It is hard to believe. It has been one year since my father died, a whole year he hasn’t been a part of. He was not there to worry about me when I had pneumonia, as he was the first time it happened, when I was 17. He brought chocolates and books to the hospital, put a warm washcloth on my arm when I complained about the coldness of the IV. He is not here now to joke that my new singing voice (I lost my upper register, it appears, permanently) sounds suspiciously like Ethel Merman’s, who he pretended to love but really loathed, setting up a premise the whole family continues to trade on. (Just ask my brother what his “favorite” movies are and be prepared to cringe.)
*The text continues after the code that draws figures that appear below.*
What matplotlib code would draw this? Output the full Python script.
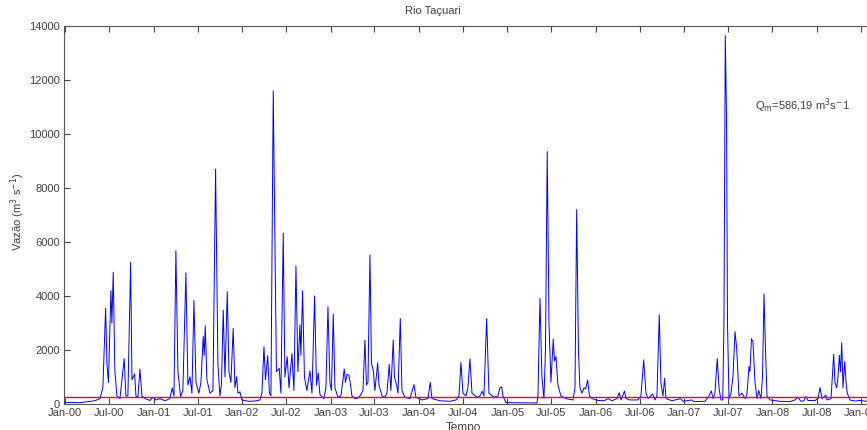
import pandas as pd
import matplotlib
matplotlib.use("Agg")
import matplotlib.pyplot as plt
import matplotlib.dates as mdates

# daily discharge (time in decimal years, flow in m3/s)
t_year = [
    2000.000, 2000.166, 2000.336, 2000.393, 2000.426, 2000.457, 2000.472, 2000.489, 2000.517, 2000.528,
    2000.543, 2000.562, 2000.585, 2000.619, 2000.667, 2000.687, 2000.709, 2000.740, 2000.755, 2000.785,
    2000.800, 2000.822, 2000.845, 2000.868, 2000.902, 2000.958, 2000.992, 2001.026, 2001.071, 2001.128,
    2001.184, 2001.210, 2001.230, 2001.252, 2001.275, 2001.305, 2001.331, 2001.365, 2001.388, 2001.411,
    2001.433, 2001.456, 2001.479, 2001.512, 2001.535, 2001.561, 2001.572, 2001.584, 2001.603, 2001.637,
    2001.671, 2001.701, 2001.727, 2001.750, 2001.767, 2001.787, 2001.807, 2001.833, 2001.852, 2001.874,
    2001.900, 2001.920, 2001.939, 2001.954, 2001.976, 2001.999, 2002.067, 2002.146, 2002.202, 2002.225,
    2002.248, 2002.265, 2002.290, 2002.310, 2002.327, 2002.353, 2002.372, 2002.389, 2002.421, 2002.440,
    2002.466, 2002.485, 2002.511, 2002.531, 2002.564, 2002.587, 2002.610, 2002.632, 2002.655, 2002.666,
    2002.685, 2002.706, 2002.734, 2002.768, 2002.791, 2002.821, 2002.842, 2002.862, 2002.881, 2002.926,
    2002.949, 2002.972, 2002.994, 2003.011, 2003.032, 2003.051, 2003.085, 2003.119, 2003.156, 2003.170,
    2003.187, 2003.209, 2003.228, 2003.243, 2003.277, 2003.311, 2003.334, 2003.368, 2003.390, 2003.407,
    2003.424, 2003.447, 2003.464, 2003.484, 2003.503, 2003.534, 2003.549, 2003.583, 2003.617, 2003.639,
    2003.665, 2003.684, 2003.710, 2003.724, 2003.749, 2003.764, 2003.790, 2003.809, 2003.843, 2003.899,
    2003.945, 2003.967, 2004.035, 2004.103, 2004.129, 2004.148, 2004.239, 2004.352, 2004.420, 2004.454,
    2004.476, 2004.499, 2004.533, 2004.555, 2004.578, 2004.601, 2004.657, 2004.691, 2004.717, 2004.736,
    2004.767, 2004.793, 2004.849, 2004.895, 2004.917, 2004.937, 2004.951, 2004.985, 2005.336, 2005.347,
    2005.370, 2005.392, 2005.415, 2005.432, 2005.452, 2005.472, 2005.494, 2005.520, 2005.534, 2005.551,
    2005.573, 2005.607, 2005.664, 2005.743, 2005.766, 2005.785, 2005.805, 2005.822, 2005.845, 2005.868,
    2005.887, 2005.909, 2005.930, 2005.958, 2006.026, 2006.094, 2006.142, 2006.184, 2006.241, 2006.267,
    2006.286, 2006.326, 2006.343, 2006.388, 2006.478, 2006.512, 2006.543, 2006.569, 2006.591, 2006.645,
    2006.671, 2006.693, 2006.719, 2006.738, 2006.761, 2006.780, 2006.795, 2006.863, 2006.961, 2006.987,
    2007.086, 2007.112, 2007.236, 2007.282, 2007.308, 2007.327, 2007.349, 2007.375, 2007.395, 2007.417,
    2007.437, 2007.451, 2007.466, 2007.480, 2007.491, 2007.508, 2007.530, 2007.553, 2007.576, 2007.595,
    2007.621, 2007.655, 2007.689, 2007.711, 2007.734, 2007.745, 2007.762, 2007.779, 2007.802, 2007.825,
    2007.844, 2007.870, 2007.887, 2007.904, 2007.921, 2007.938, 2007.972, 2008.085, 2008.198, 2008.254,
    2008.288, 2008.322, 2008.356, 2008.379, 2008.401, 2008.481, 2008.515, 2008.537, 2008.560, 2008.602,
    2008.616, 2008.662, 2008.692, 2008.707, 2008.726, 2008.741, 2008.756, 2008.769, 2008.783, 2008.798,
    2008.817, 2008.832, 2008.846, 2008.876, 2008.933, 2008.990, 2009.069, 2009.216,
]
vazao = [
    60, 50, 120, 200, 600, 3550, 1500, 800, 4200, 3000,
    4880, 1200, 300, 200, 1680, 300, 300, 5250, 900, 1110,
    300, 250, 1285, 300, 200, 130, 250, 150, 200, 120,
    200, 600, 300, 5680, 1200, 270, 500, 4860, 700, 1010,
    400, 3830, 800, 400, 800, 2500, 1800, 2900, 900, 400,
    500, 8700, 1500, 300, 700, 3480, 1000, 4160, 1200, 800,
    2800, 600, 1010, 400, 450, 150, 100, 110, 150, 400,
    2120, 900, 1790, 400, 300, 11600, 6000, 1200, 1320, 400,
    6320, 1000, 1750, 600, 1870, 500, 5110, 1200, 2930, 1800,
    4200, 1000, 500, 1230, 400, 4000, 700, 1150, 350, 200,
    600, 3600, 800, 500, 3330, 600, 250, 300, 1300, 800,
    1100, 1070, 700, 300, 200, 220, 300, 500, 2370, 700,
    800, 5520, 1500, 1260, 500, 1520, 700, 300, 250, 400,
    1470, 500, 2370, 1000, 700, 400, 3170, 500, 250, 200,
    720, 250, 150, 200, 800, 200, 120, 100, 150, 300,
    1540, 400, 300, 600, 1680, 400, 250, 300, 470, 300,
    3170, 400, 250, 300, 600, 630, 300, 50, 40, 300,
    3910, 1000, 200, 2000, 9350, 3000, 800, 2400, 1600, 1750,
    700, 300, 200, 150, 600, 7200, 2000, 600, 400, 600,
    560, 890, 300, 200, 130, 120, 200, 120, 200, 420,
    150, 480, 200, 150, 150, 300, 1630, 400, 200, 370,
    150, 300, 3300, 800, 300, 950, 200, 120, 200, 100,
    150, 90, 100, 300, 490, 200, 400, 1690, 600, 150,
    150, 3000, 13650, 10600, 3000, 200, 400, 1000, 2680, 2060,
    300, 400, 200, 350, 1380, 1200, 2420, 2300, 800, 200,
    500, 200, 1000, 4070, 2000, 300, 150, 100, 90, 150,
    250, 100, 120, 280, 130, 130, 200, 610, 200, 330,
    150, 200, 1840, 800, 600, 1000, 1800, 1200, 2270, 600,
    1570, 800, 400, 150, 110, 130, 100, 100,
]
q_ref = 250
q_media_txt = "Q$_{\\rm m}$=586,19 m$^3$s$^{-}$1"

dates = pd.Timestamp("2000-01-01") + pd.to_timedelta([(t - 2000) * 365.25 for t in t_year], unit="D")

plt.rcParams['font.family'] = ['Liberation Sans', 'DejaVu Sans']
grey = '#404040'

fig = plt.figure(figsize=(8.67, 4.30), dpi=100)
ax = fig.add_axes([64 / 867, 26 / 430, (880 - 64) / 867, 378 / 430])

ax.plot(dates, vazao, color='blue', lw=0.7)
ax.axhline(q_ref, color='red', lw=1.0, zorder=3)

ax.set_xlim(pd.Timestamp("1999-12-27"), dates[-1])
ax.set_ylim(0, 14000)
ax.set_yticks(range(0, 14001, 2000))
ax.xaxis.set_major_locator(mdates.MonthLocator(bymonth=[1, 7]))
ax.xaxis.set_major_formatter(mdates.DateFormatter('%b-%y'))

ax.tick_params(direction='in', length=4, width=0.8, top=True, right=True,
               labelsize=8, colors='#444444', labelcolor=grey, pad=3)
for s in ax.spines.values():
    s.set_color('#555555')
    s.set_linewidth(0.8)

fig.text(433 / 867, 1 - 11 / 430, "Rio Taçuari", ha='center', va='center', fontsize=8, color=grey)
fig.text(463 / 867, 1 - 428 / 430, "Tempo", ha='center', va='center', fontsize=8.5, color=grey)
fig.text(18 / 867, 1 - 212 / 430, "Vazão (m$^3$ s$^{-1}$)", rotation=90, ha='center', va='center',
         fontsize=8, color=grey)
fig.text(755 / 867, 1 - 106 / 430, q_media_txt, ha='left', va='center', fontsize=8, color=grey)

fig.savefig("out.png", dpi=100)
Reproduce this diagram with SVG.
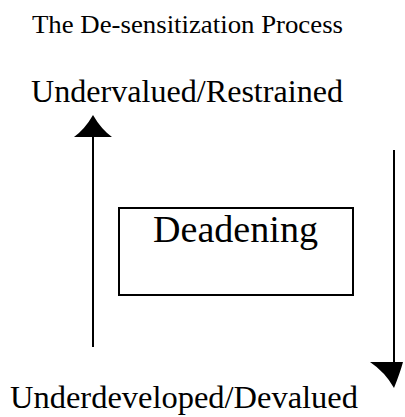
<svg xmlns="http://www.w3.org/2000/svg" width="405" height="417" viewBox="0 0 405 417">
<style>
text{font-family:"Liberation Serif","Times New Roman",serif;fill:#000}
.ln{stroke:#000;stroke-width:2;fill:none}
.hd{fill:#000;stroke:none}
</style>
<rect width="405" height="417" fill="#fff"/>
<g id="title"><text x="32" y="33" font-size="26" textLength="311" lengthAdjust="spacingAndGlyphs">The De-sensitization Process</text></g>
<g id="top"><text x="31" y="102" font-size="32" textLength="312" lengthAdjust="spacingAndGlyphs">Undervalued/Restrained</text></g>
<g id="deadening">
<rect x="119" y="208" width="234" height="87" fill="none" stroke="#000" stroke-width="2"/>
<text x="153" y="242" font-size="38" textLength="165" lengthAdjust="spacingAndGlyphs">Deadening</text>
</g>
<g id="bottom"><text x="10" y="408" font-size="32" textLength="348" lengthAdjust="spacingAndGlyphs">Underdeveloped/Devalued</text></g>
<g id="connectors">
<line class="ln" x1="93" y1="136" x2="93" y2="347"/>
<path class="hd" d="M93,115 Q85,129 74,137 L112,137 Q101,129 93,115 Z"/>
<line class="ln" x1="394" y1="150" x2="394" y2="364"/>
<path class="hd" d="M394,388 Q385,372 370,362 L403,362 Q400,373 394,388 Z"/>
</g>
</svg>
I often dream about the dead. These dreams are comforting and cathartic; a colleague who works in hospice thinks I have a gift. Just the other night I dreamed about my friend Tim, who lost his fight with cancer last year, aboard a sailing ship, a spyglass to his eye. He sighted me and waved, yelling out cheerfully, “I’ve got your cat!” (Our Lula Mae, who recently passed, would make a fine ship’s cat; she was clever, agile and always up for adventure.) But I’ve never dreamed about my dad, never got a feeling or message or reassuring “nudge” from the great beyond.

Perhaps we never get over the loss of a parent. My friend Kathleen lost her father during the Vietnam War. She still struggles with it. How much simpler it would be if our loved ones really could communicate with us from heaven! When greedy old Mr. Dives begs God to send a warning to his living relatives so that they will not end up in hell as he has (in the New Testament story of Lazarus the beggar), I feel a trickle of sympathy for him. The living need to know what the dead know. I think, in most cases, it would bring us great joy.

Ah, but that’s where faith comes in, right? Bridging the gap between comfort and discomfort, mourning and solace. Faith may come on instantaneously, but it is slow in its work. Perhaps this is for the best. Like a super-strong glue that does not set quickly, but can be repositioned, faith allows us wiggle room in our healing. It keeps up with us as we pass through the stages of grief, setting up only when we have reached acceptance.

I am not there quite yet. I have accepted my father’s loss, but I am not comfortable with it. Maybe I never will be. But to all of us who are mourning, I say, keep at it. We learn about those we love not just in their presence, but also in their absence.